This mine was not only interesting for the tunnel which, like the other mine, ran back into a hillside, but also for the vestiges of the mining process which could be seen scattered around the site. The first object pointed out was a metal boiler lying partway up the slope.
|Brick structure above the mine entrance|
The interior of this mine was in many ways similar to that I viewed at Mount Doran and described in this post. It had timber support structures and according to our guide, showed evidence of some engineering skill in its construction.

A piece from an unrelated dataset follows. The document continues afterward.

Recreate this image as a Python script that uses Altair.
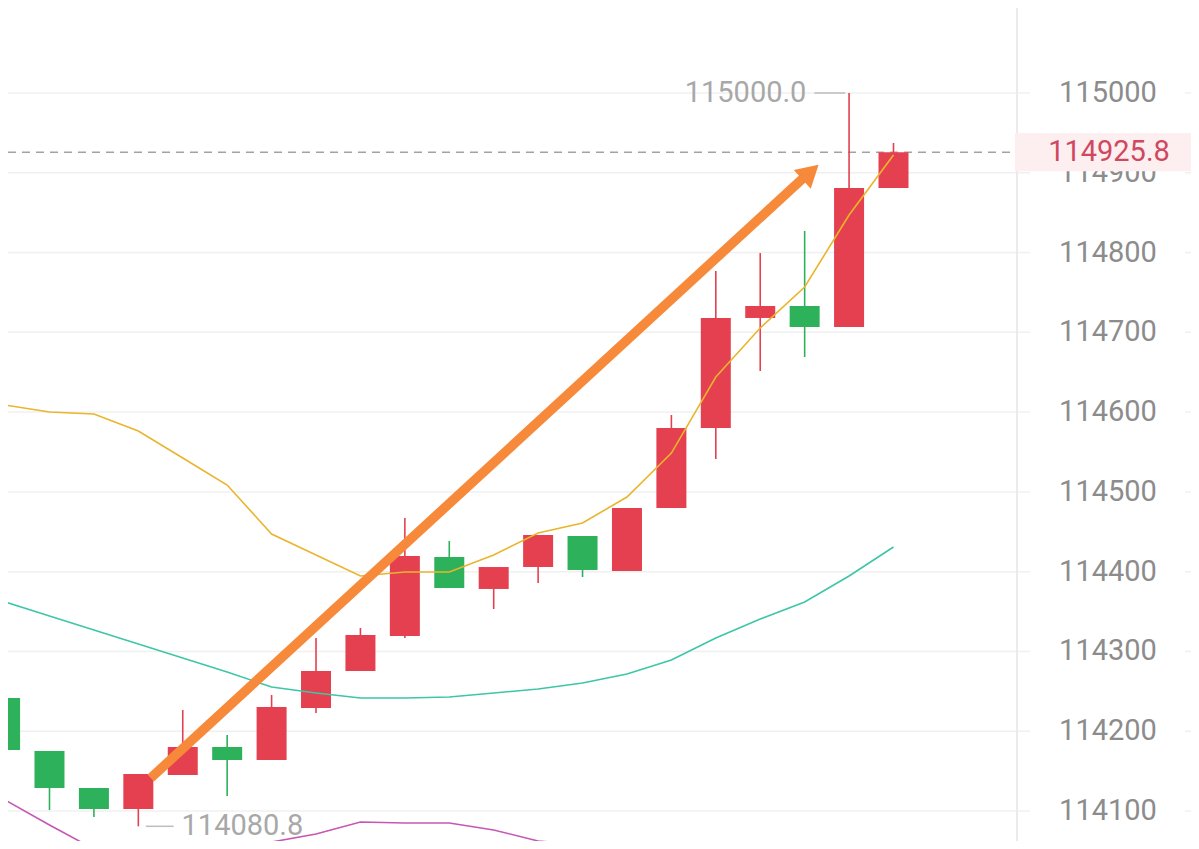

|Tunnel near the entrance|
|Tunnel with timber supports|
|Tree roots hanging from the roof of the tunnel|
Likewise, the land around Bamganie and Woodbourne Creek contains iron. Geological survey maps from the 1860s show areas between Cargerie and Woodbourne Creeks where the soil is composed of "ferruginous conglomerate containing [an] abundance of rounded quartz pebbles" and "thick beds of ironstone cement & quartz gravel the later containing rounded quartz boulders...where these occur payable gold has been obtained". The maps also indicate that "gold has been found in many places along Reid's [Woodbourne] Creek and in some spots payable". Unlike the gold, the iron ore was presumably not deemed payable however it was clearly present as evidenced by the rusted colour of some of the quartz.
|Quartz showing rust stains caused by the presence of iron|
|A quartz vein showing staining|
|Black oxide running along the rock face|
At the mouth of another nearby shaft, marks in the rock left by the miners' picks can still be seen as they explored what may have been another promising lead.